Marine Sgt. Brian Morris shovels dirt into protective barriers while building a combat outpost.
Marine Sgt. Brian Morris shovels dirt into protective barriers while building a combat outpost.
United States Central Command

As the war in Iraq begins to wind down, U.S. troops begin preparing to deploy to Afghanistan, to finish the job started after the September 11, 2001 attacks. Of course, one of the main objectives in the Afghanistan surge will be to regain control and security in the country, much as occurred during the surge in Iraq.

The Iowa National Guard is expected to contribute troops to the surge, and the Pentagon recently announced that the soldiers would be deployed in the fall. However, reports that Brig. General Gregory Schwab, the deputy adjuant general of the Iowa Army National Guard recently updated a House-Senate budget subcommittee that a 3,500-member brigade, the 2nd Brigade Combat Team, could be deployed by late summer, ahead of schedule.

President Obama is expected to announce more details of the surge during Wednesday's State of the Union address, which will be carried live on all major networks.

There have been many criticisms leveled against President Obama for continuing former President George W. Bush's policies regarding both Iraq and Afghanistan, and there have been allusions made that the war in Afghanistan will be lost without these additional troops, due to resurgence in Taliban military activity. NATO officials have even made pleas to Russian military officials for logistical support, as the war, which is now entering its ninth year, begins to strain Allied forces and supply lines. According to Italian Admiral Giampaolo Di Paola, chairman of NATO's military committe, says that it is now "time to completely reset the button, not in just a verbal sense, but a practical sense," in regard to the Russians. Di Paola also said that NATO is expecting to have a working plan of cooperation with the Russians available when the alliance meets again in May.

Many say, however, that even additional troops in Afghanistan will not solve the real problem - that is, the ability of al-Qaeda to operate both in Afghanistan and across the border in Pakistan, recruiting, training, and planning across-the-border operations.

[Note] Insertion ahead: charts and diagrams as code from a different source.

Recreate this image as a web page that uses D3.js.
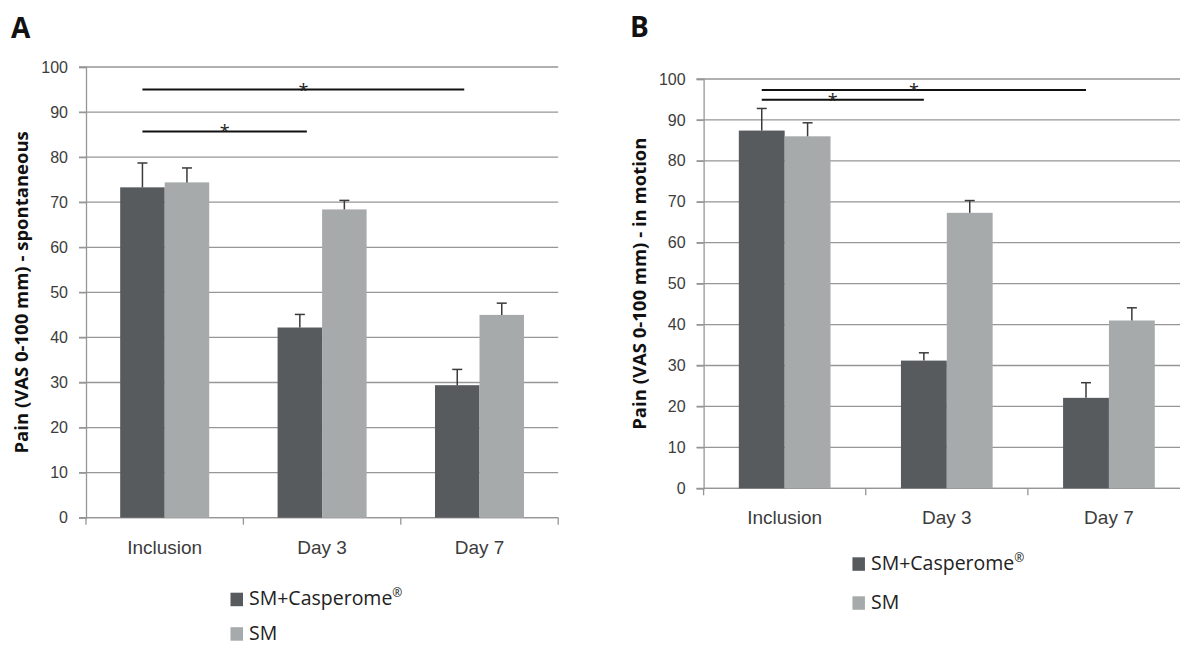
<!DOCTYPE html>
<html>
<head>
<meta charset="utf-8">
<script src="https://cdn.jsdelivr.net/npm/d3@7.9.0/dist/d3.min.js"></script>
<style>
  body { margin: 0; background: #fff; }
  svg { display: block; font-family: "Open Sans", sans-serif; }
</style>
</head>
<body>
<svg id="chart" width="1180" height="645"></svg>
<script>
// categories and series
const categories = ["Inclusion", "Day 3", "Day 7"];
const seriesNames = ["SM+Casperome", "SM"];
const yTicks = [0, 10, 20, 30, 40, 50, 60, 70, 80, 90, 100];

// panel A - spontaneous pain (mean, upper SE)
const spontCasperome = [73.3, 42.2, 29.4];
const spontCasperomeErr = [5.4, 2.9, 3.5];
const spontSM = [74.4, 68.4, 45.0];
const spontSMErr = [3.2, 2.0, 2.6];
const spontSig = [
  { from: "Inclusion", to: "Day 7", y: 95.0 },
  { from: "Inclusion", to: "Day 3", y: 85.7 }
];

// panel B - pain in motion
const motionCasperome = [87.4, 31.2, 22.1];
const motionCasperomeErr = [5.4, 1.9, 3.7];
const motionSM = [86.0, 67.3, 41.0];
const motionSMErr = [3.3, 3.0, 3.1];
const motionSig = [
  { from: "Inclusion", to: "Day 7", y: 97.3 },
  { from: "Inclusion", to: "Day 3", y: 94.9 }
];

const colors = ["#575b5e", "#a7aaab"];
const gridColor = "#969696";
const textColor = "#3c3c3c";

const svg = d3.select("#chart");

function drawPanel(p) {
  const g = svg.append("g");
  const x = d3.scaleBand().domain(categories).range([p.left, p.right]).padding(0);
  const xs = d3.scaleBand().domain(seriesNames).range([0, x.bandwidth()])
    .paddingInner(0).paddingOuter(0.768);
  const y = d3.scaleLinear().domain([0, 100]).range([p.bottom, p.top]);

  // grid lines
  g.append("g")
    .selectAll("line")
    .data(yTicks)
    .join("line")
    .attr("x1", p.left - 7)
    .attr("x2", p.right)
    .attr("y1", d => y(d))
    .attr("y2", d => y(d))
    .attr("stroke", gridColor)
    .attr("stroke-width", 1.3);

  // y axis
  const yAxis = g.append("g")
    .attr("transform", `translate(${p.left},0)`)
    .call(d3.axisLeft(y).tickValues(yTicks).tickSize(7).tickPadding(11));
  yAxis.select(".domain").attr("stroke", gridColor).attr("stroke-width", 1.3);
  yAxis.selectAll(".tick line").attr("stroke", gridColor).attr("stroke-width", 1.3);
  yAxis.selectAll(".tick text")
    .attr("fill", textColor)
    .style("font-size", "16px");

  // x axis with boundary ticks
  const xAxis = g.append("g")
    .attr("transform", `translate(0,${p.bottom})`)
    .call(d3.axisBottom(x).tickSize(0).tickPadding(0));
  xAxis.select(".domain").remove();
  xAxis.selectAll(".tick text").remove();
  const bounds = categories.map(c => x(c)).concat([p.right]);
  xAxis.selectAll(".bound")
    .data(bounds)
    .join("line")
    .attr("x1", d => d).attr("x2", d => d)
    .attr("y1", 0).attr("y2", 7)
    .attr("stroke", gridColor).attr("stroke-width", 1.3);
  xAxis.append("line")
    .attr("x1", p.left).attr("x2", p.right)
    .attr("stroke", gridColor).attr("stroke-width", 1.3);
  xAxis.selectAll(".cat")
    .data(categories)
    .join("text")
    .attr("x", d => x(d) + x.bandwidth() / 2)
    .attr("y", 36)
    .attr("text-anchor", "middle")
    .attr("fill", textColor)
    .style("font-size", "19px")
    .text(d => d);

  // bars
  const rows = [];
  p.series.forEach((s, si) => {
    categories.forEach((c, ci) => {
      rows.push({ cat: c, name: seriesNames[si], value: s.values[ci], err: s.errs[ci], color: colors[si] });
    });
  });

  g.append("g")
    .selectAll("rect")
    .data(rows)
    .join("rect")
    .attr("x", d => x(d.cat) + xs(d.name))
    .attr("y", d => y(d.value))
    .attr("width", xs.bandwidth())
    .attr("height", d => y(0) - y(d.value))
    .attr("fill", d => d.color);

  // upper error bars
  const eb = g.append("g").attr("stroke", "#3a3a3a").attr("stroke-width", 1.5);
  eb.selectAll(".stem")
    .data(rows)
    .join("line")
    .attr("x1", d => x(d.cat) + xs(d.name) + xs.bandwidth() / 2)
    .attr("x2", d => x(d.cat) + xs(d.name) + xs.bandwidth() / 2)
    .attr("y1", d => y(d.value))
    .attr("y2", d => y(d.value + d.err));
  eb.selectAll(".cap")
    .data(rows)
    .join("line")
    .attr("x1", d => x(d.cat) + xs(d.name) + xs.bandwidth() / 2 - 5)
    .attr("x2", d => x(d.cat) + xs(d.name) + xs.bandwidth() / 2 + 5)
    .attr("y1", d => y(d.value + d.err))
    .attr("y2", d => y(d.value + d.err));

  // significance lines
  const darkCenter = c => x(c) + xs(seriesNames[0]) + xs.bandwidth() / 2;
  const sig = g.append("g");
  sig.selectAll("line")
    .data(p.sig)
    .join("line")
    .attr("x1", d => darkCenter(d.from))
    .attr("x2", d => darkCenter(d.to) + p.sigExtra)
    .attr("y1", d => y(d.y))
    .attr("y2", d => y(d.y))
    .attr("stroke", "#111")
    .attr("stroke-width", 2);
  sig.selectAll("text")
    .data(p.sig)
    .join("text")
    .attr("x", d => (darkCenter(d.from) + darkCenter(d.to) + p.sigExtra) / 2 + p.starShift)
    .attr("y", d => y(d.y) + 7)
    .attr("text-anchor", "middle")
    .attr("fill", "#222")
    .style("font-size", "18px")
    .text("*");

  // y title
  g.append("text")
    .attr("transform", `translate(${p.left - 64},${(p.top + p.bottom) / 2}) rotate(-90)`)
    .attr("text-anchor", "middle")
    .attr("dy", "0.35em")
    .attr("fill", "#111")
    .style("font-size", "18.5px")
    .style("font-weight", "bold")
    .text(p.yTitle);

  // panel letter
  g.append("text")
    .attr("x", p.letterX)
    .attr("y", p.letterY)
    .attr("fill", "#111")
    .style("font-size", "28px")
    .style("font-weight", "bold")
    .text(p.letter);

  // legend
  const lx = p.left + 0.306 * (p.right - p.left);
  const leg = g.append("g")
    .selectAll("g")
    .data(seriesNames)
    .join("g")
    .attr("transform", (d, i) => `translate(${lx},${p.legendTop + i * p.legendGap})`);
  leg.append("rect")
    .attr("width", 12.5)
    .attr("height", 13.5)
    .attr("fill", (d, i) => colors[i]);
  const lt = leg.append("text")
    .attr("x", 18.5)
    .attr("y", 12.5)
    .attr("fill", "#222")
    .style("font-size", "19.5px");
  lt.append("tspan").text(d => d);
  lt.filter((d, i) => i === 0)
    .append("tspan")
    .attr("dy", -8)
    .style("font-size", "12px")
    .text("®");
}

drawPanel({
  left: 86, right: 558.2, top: 67, bottom: 517.7,
  series: [
    { values: spontCasperome, errs: spontCasperomeErr },
    { values: spontSM, errs: spontSMErr }
  ],
  sig: spontSig, sigExtra: 7, starShift: 0,
  yTitle: "Pain (VAS 0-100 mm) - spontaneous",
  letter: "A", letterX: 11, letterY: 38,
  legendTop: 592.7, legendGap: 34.5
});

drawPanel({
  left: 703.6, right: 1190, top: 79, bottom: 488.3,
  series: [
    { values: motionCasperome, errs: motionCasperomeErr },
    { values: motionSM, errs: motionSMErr }
  ],
  sig: motionSig, sigExtra: 0, starShift: -10,
  yTitle: "Pain (VAS 0-100 mm) - in motion",
  letter: "B", letterX: 630, letterY: 37,
  legendTop: 557.3, legendGap: 39
});
</script>
</body>
</html>
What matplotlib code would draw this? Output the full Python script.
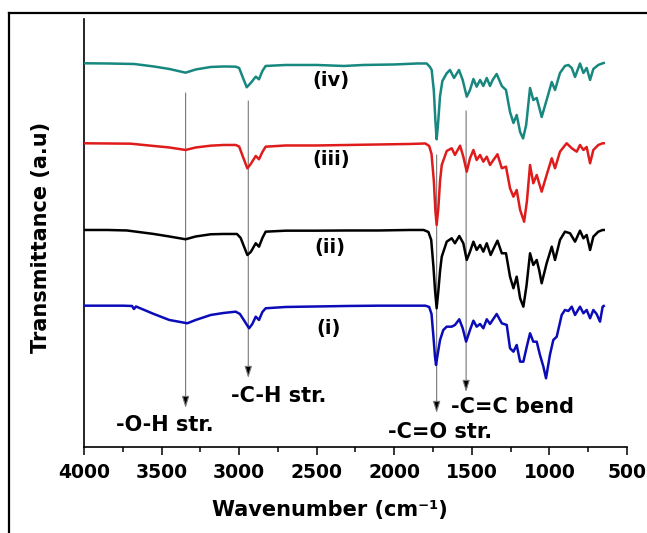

Some are advocating Allied military operations within Pakistan itself - there have already been several Predator drone missions against al-Qaeda operatives in Pakistan, but some believe that the only way to "finish the job," and to find al-Qaeda leader and alleged 9-11 mastermind Osama bin Laden, is to get Allied troops across the border into Pakistan, to search the mountainous border regions on the Pakistani side, where bin Laden is believed to have fled after Allied airstrikes in the Bora Bora region in 2001.